More often than not this season, David Moyes has resembled Unlucky Alf from The Fast Show, lurching from one disaster to another without even the vaguest smattering of good fortune.

The golfer Gary Player once commented, “The more I practice, the luckier I get” and one has to wonder whether United’s position in the table is about more than simply the rub of the green. Just a few weeks ago, Moyes claimed he was “beginning to laugh at referees” and, following Saturday’s defeat at Stoke, the manager felt his side “could not have been more unlucky”.

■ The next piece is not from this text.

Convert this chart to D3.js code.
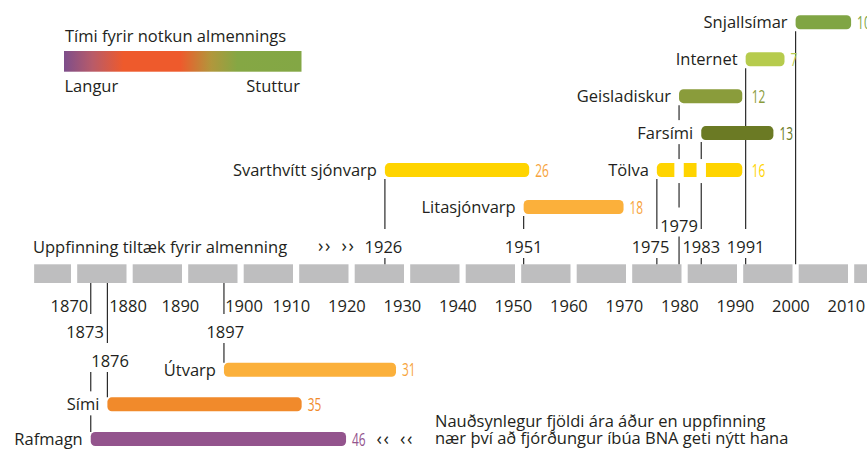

Either Sir Alex Ferguson’s successor genuinely believes his team have been unfortunate, or he is distracting attention away from yet another poor performance. He said after the game, “I don’t know what we have to do to win” and yet it is not as though Asmir Begovic, in the Stoke goal, was required to produce a string of outstanding saves. Indeed, the home side had more shots on target than the visitors.

It is true Stoke’s opener took an almighty deflection that totally wrong-footed David de Gea and that injuries to Jonny Evans and Phil Jones early on meant Michael Carrick had to move to the centre of defence. Such setbacks rarely hampered United’s progress under Ferguson, though, his genius having usually been enough to overcome injury problems or refereeing mistakes. The great sides find a way to win however bleak the scenario. Instead, United sit in seventh place in the table and look utterly incapable of putting together a decent run of form. There is a reason the team were often characterised as lucky during the Fergie years and the Player quote offers the most succinct explanation.

Eight league defeats in 24 matches is entirely unacceptable for a club at which Champions League qualification has been a formality for almost two decades. There is every chance United could lose roughly a third of their league games this term and, given the fact that they are more than likely to finish the campaign without a trophy, Moyes and the players need to start shouldering some responsibility.

This is the club’s worst run in the top flight since the 1989/90 season, a campaign in which many supporters were calling for Ferguson’s head but which ended with an FA Cup triumph at Wembley. Moyes will be hoping he can turn things around in a similar manner and the first thing he ought to do is take luck out of the equation, since winners rarely bemoan a lack of it.